THE EXERCISE
Start at the top of the records and, please, print each line exactly through the line that contains "33.33, 35.91, 38.92]", leaving out all pictures.

------ RECORDED INFORMATION

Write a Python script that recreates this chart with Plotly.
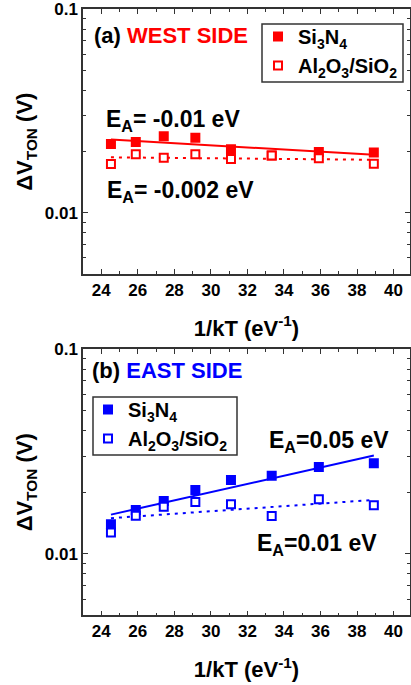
import numpy as np
import plotly.graph_objects as go
from plotly.subplots import make_subplots

# 1/kT (eV^-1) for the measurement temperatures
inv_kT = [24.53, 25.89, 27.42, 29.15, 31.10, 33.33, 35.91, 38.92]

# Threshold-voltage shift dV_TON (V), west side
west_si3n4 = [0.0218, 0.0223, 0.0238, 0.0234, 0.0205, 0.0191, 0.0199, 0.0198]
west_al2o3 = [0.01735, 0.01937, 0.01864, 0.01941, 0.01837, 0.0191, 0.01851, 0.0174]

# Threshold-voltage shift dV_TON (V), east side
east_si3n4 = [0.01393, 0.01637, 0.01811, 0.0205, 0.02294, 0.0241, 0.02655, 0.0277]
east_al2o3 = [0.01272, 0.01535, 0.01698, 0.0179, 0.01745, 0.0153, 0.01846, 0.01725]

y_tick_vals = [0.01, 0.1]
y_tick_text = ["0.01", "0.1"]
y_minor_vals = [0.006, 0.007, 0.008, 0.009, 0.02, 0.03, 0.04, 0.05, 0.06, 0.07, 0.08, 0.09]

series_names = ["Si<sub>3</sub>N<sub>4</sub>", "Al<sub>2</sub>O<sub>3</sub>/SiO<sub>2</sub>"]
ea_labels_west = ["E<sub>A</sub>= -0.01 eV", "E<sub>A</sub>= -0.002 eV"]
ea_labels_east = ["E<sub>A</sub>=0.05 eV", "E<sub>A</sub>=0.01 eV"]

RED = "#ff0000"
BLUE = "#0000ff"
FONT = "Liberation Sans, Arial, Helvetica, sans-serif"
W, H = 411, 685


def px(x):
    return x / W


def py(y):
    return 1 - y / H


def arrhenius_fit(x, y):
    """Least-squares fit of ln(y) against 1/kT; returns the fitted line."""
    x = np.asarray(x)
    slope, icpt = np.polyfit(x, np.log(np.asarray(y)), 1)
    xs = np.array([x.min(), x.max()])
    return xs, np.exp(icpt + slope * xs)


fig = make_subplots(rows=2, cols=1)

panels = [
    (1, west_si3n4, west_al2o3, RED, "legend"),
    (2, east_si3n4, east_al2o3, BLUE, "legend2"),
]
for row, filled, hollow, color, leg in panels:
    fx, fy = arrhenius_fit(inv_kT, filled)
    hx, hy = arrhenius_fit(inv_kT, hollow)
    fig.add_trace(go.Scatter(x=fx, y=fy, mode="lines", showlegend=False,
                             line=dict(color=color, width=2)), row=row, col=1)
    fig.add_trace(go.Scatter(x=hx, y=hy, mode="lines", showlegend=False,
                             line=dict(color=color, width=2, dash="3px,5px")), row=row, col=1)
    fig.add_trace(go.Scatter(x=inv_kT, y=filled, mode="markers", name=series_names[0],
                             legend=leg,
                             marker=dict(symbol="square", size=10, color=color,
                                         line=dict(width=0))), row=row, col=1)
    fig.add_trace(go.Scatter(x=inv_kT, y=hollow, mode="markers", name=series_names[1],
                             legend=leg,
                             marker=dict(symbol="square", size=8, color="white",
                                         line=dict(width=2, color=color))), row=row, col=1)

axis_color = "#333333"
tick_font = dict(family=FONT, size=17, color="black", weight="bold")
title_font = dict(family=FONT, size=22, color="black", weight="bold")

xdoms = [px(83), px(410)]
ydoms = {1: [py(274), py(9.3)], 2: [py(615.3), py(349.3)]}

for row in (1, 2):
    xa = "xaxis" if row == 1 else "xaxis2"
    ya = "yaxis" if row == 1 else "yaxis2"
    fig.layout[xa].update(
        domain=xdoms, range=[23.0, 40.9], dtick=2, tick0=24, automargin=False,
        ticks="inside", ticklen=5, tickwidth=1.2, tickcolor=axis_color,
        minor=dict(dtick=1, tick0=24, ticks="inside", ticklen=3, tickcolor=axis_color),
        showline=True, linecolor=axis_color, linewidth=1.5, mirror="allticks",
        showgrid=False, zeroline=False, tickfont=tick_font,
        title=dict(text="1/kT (eV<sup>-1</sup>)", font=title_font, standoff=21),
    )
    fig.layout[ya].update(
        domain=ydoms[row], type="log", range=[np.log10(0.005), -1], automargin=False,
        tickmode="array", tickvals=y_tick_vals, ticktext=y_tick_text,
        ticks="inside", ticklen=5, tickwidth=1.2, tickcolor=axis_color,
        minor=dict(tickmode="array", tickvals=y_minor_vals, ticks="inside",
                   ticklen=3, tickcolor=axis_color),
        showline=True, linecolor=axis_color, linewidth=1.5, mirror="allticks",
        showgrid=False, zeroline=False, tickfont=tick_font,
        title=dict(text="ΔV<sub>TON</sub> (V)", font=title_font, standoff=6),
    )

# Legends sit on top of framed boxes drawn as shapes
legend_style = dict(
    xanchor="left", yanchor="top", bgcolor="rgba(0,0,0,0)", borderwidth=0,
    font=dict(family=FONT, size=20, color="black", weight="bold"),
    tracegroupgap=0,
)
fig.update_layout(
    legend=dict(x=px(258), y=py(17), **legend_style),
    legend2=dict(x=px(88), y=py(390), **legend_style),
)
for x0, y0, x1, y1 in [(262, 24, 403, 82), (93, 397, 237, 455)]:
    fig.add_shape(type="rect", xref="paper", yref="paper",
                  x0=px(x0), x1=px(x1), y0=py(y1), y1=py(y0),
                  line=dict(color=axis_color, width=1.5), fillcolor="white", layer="below")

ann_font = dict(family=FONT, size=23, color="black", weight="bold")
panel_font = dict(family=FONT, size=22, color="black", weight="bold")
annotations = [
    dict(x=px(93), y=py(35), text="(a) <span style='color:#ff0000'>WEST SIDE</span>",
         font=panel_font),
    dict(x=px(105), y=py(120), text=ea_labels_west[0], font=ann_font),
    dict(x=px(106), y=py(191), text=ea_labels_west[1], font=ann_font),
    dict(x=px(91), y=py(370), text="(b) <span style='color:#0000ff'>EAST SIDE</span>",
         font=panel_font),
    dict(x=px(268), y=py(441), text=ea_labels_east[0], font=ann_font),
    dict(x=px(256), y=py(544), text=ea_labels_east[1], font=ann_font),
]
for a in annotations:
    fig.add_annotation(xref="paper", yref="paper", xanchor="left", yanchor="middle",
                       showarrow=False, borderpad=0, **a)

fig.update_layout(
    width=W, height=H, margin=dict(l=0, r=0, t=0, b=0),
    paper_bgcolor="white", plot_bgcolor="white",
    font=dict(family=FONT, color="black"),
)

fig.write_html("out.html")
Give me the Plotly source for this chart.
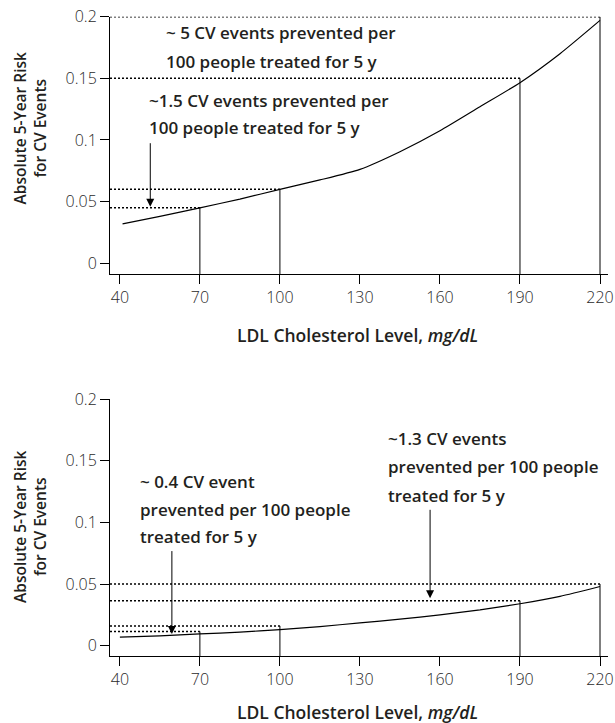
import plotly.graph_objects as go

# ---- data ----
ldl_top = [41, 55, 70, 85, 100, 115, 130, 145, 160, 175, 190, 205, 220]
risk_top = [0.032, 0.038, 0.045, 0.052, 0.060, 0.0676, 0.0762, 0.0905, 0.1075, 0.127, 0.1465, 0.170, 0.197]

ldl_bot = [40, 55, 70, 85, 100, 115, 130, 145, 160, 175, 190, 205, 220]
risk_bot = [0.007, 0.008, 0.0095, 0.011, 0.013, 0.0155, 0.0185, 0.0215, 0.025, 0.029, 0.034, 0.040, 0.048]

marker_x = [70, 100, 190, 220]
levels_top = [0.045, 0.060, 0.150, 0.200]
levels_bot = [0.0115, 0.016, 0.0365, 0.050]

x_ticks = [40, 70, 100, 130, 160, 190, 220]
y_ticks = [0, 0.05, 0.1, 0.15, 0.2]
y_ticktext = ["0", "0.05", "0.1", "0.15", "0.2"]

text_top_a = ["~ 5 CV events prevented per", "100 people treated for 5 y"]
text_top_b = ["~1.5 CV events prevented per", "100 people treated for 5 y"]
text_bot_a = ["~ 0.4 CV event", "prevented per 100 people", "treated for 5 y"]
text_bot_b = ["~1.3 CV events", "prevented per 100 people", "treated for 5 y"]

y_title = "Absolute 5-Year Risk<br>for CV Events"
x_title = "LDL Cholesterol Level, <i>mg/dL</i>"

XR = [36.3, 223.0]
YR_TOP = [-0.0087, 0.2]
YR_BOT = [-0.0084, 0.2]

W, H = 615, 723
TXT = "#231f20"
FONT_NOTE = dict(family="Open Sans", size=17, color=TXT, weight=600)
FONT_YT = dict(family="Open Sans", size=15.5, color=TXT, weight=600)
FONT_XT = dict(family="Open Sans", size=17.5, color=TXT, weight=600)
FONT_TICK = dict(family="Open Sans", size=16, color="#2a2a2a", weight=300)

fig = go.Figure()

def add_panel(xs, ys, levels, xa, ya, yr):
    fig.add_trace(go.Scatter(x=xs, y=ys, mode="lines",
                             line=dict(color="black", width=1.2, shape="spline", smoothing=0.6),
                             xaxis=xa, yaxis=ya, showlegend=False, hoverinfo="skip"))
    for mx, lv in zip(marker_x, levels):
        fig.add_trace(go.Scatter(x=[XR[0], mx], y=[lv, lv], mode="lines",
                                 line=dict(color="black", width=1.5, dash="2px,2px"),
                                 xaxis=xa, yaxis=ya, showlegend=False, hoverinfo="skip", cliponaxis=False))
        fig.add_trace(go.Scatter(x=[mx, mx], y=[yr[0], lv], mode="lines",
                                 line=dict(color="black", width=1),
                                 xaxis=xa, yaxis=ya, showlegend=False, hoverinfo="skip", cliponaxis=False))

add_panel(ldl_top, risk_top, levels_top, "x", "y", YR_TOP)
add_panel(ldl_bot, risk_bot, levels_bot, "x2", "y2", YR_BOT)

axis_common = dict(showline=True, linecolor="black", linewidth=1, ticks="outside", ticklen=9,
                   tickcolor="black", tickwidth=1, showgrid=False, zeroline=False,
                   tickfont=FONT_TICK, automargin=False, fixedrange=True)

x0, x1 = 110 / W, 608 / W
fig.update_layout(
    width=W, height=H, margin=dict(l=0, r=0, t=0, b=0),
    paper_bgcolor="white", plot_bgcolor="white",
    xaxis=dict(domain=[x0, x1], range=XR, tickvals=x_ticks, anchor="y", **axis_common),
    yaxis=dict(domain=[(H - 274) / H, (H - 16.7) / H], range=YR_TOP, tickvals=y_ticks,
               ticktext=y_ticktext, anchor="x", **axis_common),
    xaxis2=dict(domain=[x0, x1], range=XR, tickvals=x_ticks, anchor="y2", **axis_common),
    yaxis2=dict(domain=[(H - 656) / H, (H - 399.3) / H], range=YR_BOT, tickvals=y_ticks,
                ticktext=y_ticktext, anchor="x2", **axis_common),
)

ann = []

def add_lines(lines, x, y0, dy, xr, yr):
    for i, t in enumerate(lines):
        ann.append(dict(text=t, x=x, y=y0 - i * dy, xref=xr, yref=yr, xanchor="left", yanchor="middle",
                        showarrow=False, font=FONT_NOTE))

add_lines(text_top_a, 56.5, 0.1868, 0.0228, "x", "y")
add_lines(text_top_b, 50.0, 0.1324, 0.0224, "x", "y")
add_lines(text_bot_a, 46.9, 0.1331, 0.0223, "x2", "y2")
add_lines(text_bot_b, 139.8, 0.1683, 0.0230, "x2", "y2")

def add_arrow(x, y_tail, y_tip, xr, yr):
    ann.append(dict(text="", x=x, y=y_tip, ax=x, ay=y_tail, xref=xr, yref=yr, axref=xr, ayref=yr,
                    showarrow=True, arrowhead=2, arrowsize=1.6, arrowwidth=1, arrowcolor="black"))

add_arrow(51.4, 0.0986, 0.0459, "x", "y")
add_arrow(59.5, 0.078, 0.0095, "x2", "y2")
add_arrow(156.3, 0.1115, 0.0384, "x2", "y2")

# axis titles
for yc, xc_t in [((H - 128) / H, (H - 335) / H), ((H - 526.5) / H, (H - 712) / H)]:
    ann.append(dict(text=y_title, x=29.5 / W, y=yc, xref="paper", yref="paper", textangle=-90,
                    xanchor="center", yanchor="middle", showarrow=False, font=FONT_YT))
    ann.append(dict(text=x_title, x=357 / W, y=xc_t, xref="paper", yref="paper",
                    xanchor="center", yanchor="middle", showarrow=False, font=FONT_XT))

fig.update_layout(annotations=ann)
fig.write_html("out.html", config={"displayModeBar": False},
               post_script="document.body.style.margin='0';document.body.style.overflow='hidden';")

------------

RESPONSE TO THIS TASK
Write a Python script that recreates this chart with Plotly.
import numpy as np
import plotly.graph_objects as go
from plotly.subplots import make_subplots

# 1/kT (eV^-1) for the measurement temperatures
inv_kT = [24.53, 25.89, 27.42, 29.15, 31.10, 33.33, 35.91, 38.92]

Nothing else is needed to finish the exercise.